On the north-west coast of Sicily around a natural enclave you will find the wonderfully historic harbor city of Palermo. The city was founded in 8 BC by Phoenician traders who recognized the natural advantages of the area and settled here. While the Phoenician name for the city may have been something completely different, the Greeks called it Panormus and it is this name which seems to have stuck. Palermo is one of the most conquered cities in the world.
While it was founded by the Phoenicians, it was the Romans who first conquered it. Not long afterwards, it fell under the rule of the Eastern Byzantine Empire. After a strange turn of events, invading Saracens soon captured the city and Palermo came under Arab rule. It was the Arab rulers who moved Sicily's capital to Palermo where it still is today. Under their rule the city became an important commercial and cultural center. However things changed when the Normans launched a crusade against the Muslim emirate of Sicily. They captured the city in 1072. Following capture of the whole island, Norman and Arab culture began to blend. This resulted in the unusual hybrid architectural style that can be seen in the Palatine Chapel, the San Giovanni degli Eremiti church and the Zisa. Just over a hundred years later Sicily fell to the control of the Holy Roman Empire, only to slowly change hands until it came under Spanish control. In 1734 the Kingdoms of Napels and Sicily were unified - despite rebellions against the Neapolitan crown. 1860 saw the annexation of Sicily to the kingdom of Italy which meant that Palermo was able to go from being a mere provincial city to becoming the administrative center of Sicily. It has remained a part of Italy ever since but has received a very varied influence over the years from its many conquests.

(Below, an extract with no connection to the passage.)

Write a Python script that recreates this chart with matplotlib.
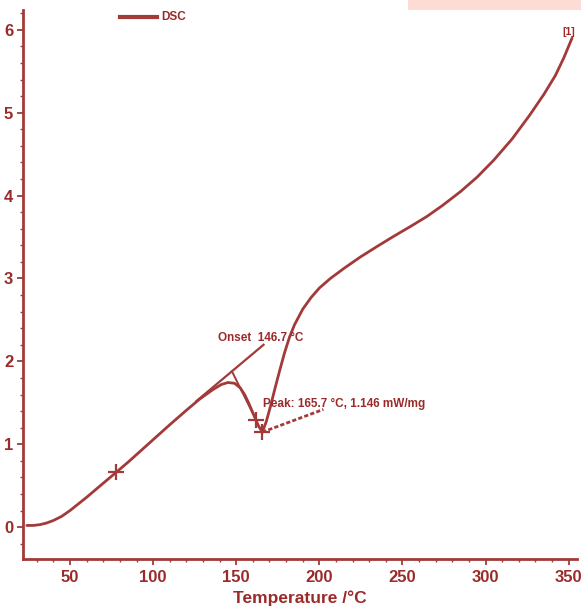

When it comes to monuments, Palermo is one of the richest cities in Italy. The Cathedral of Palermo, the San Cataldo, the Oratorio di San Lorenzo and the Martorana churches are just a few examples of the unusual religious heritage in the city. If you prefer to stay away from religion, you might try the Palazzo dei Normanni, the Zisa, the Cuba or the Palazzo Abatellis where you can also enjoy whatever is on display at the Regional Gallery. These palaces and museums are varied and different and are a real treat for both architectural enthusiasts as well as history lovers. You can also take in a show at one of the two spectacular theatres or simply while away an hour or two at the Piazzi Pretoria fountain. There are really so many activities in Palermo that your days will be filled with many endless delights. You'd better make sure that you stick around for more than just a day or two if you want to see everything the city has to offer.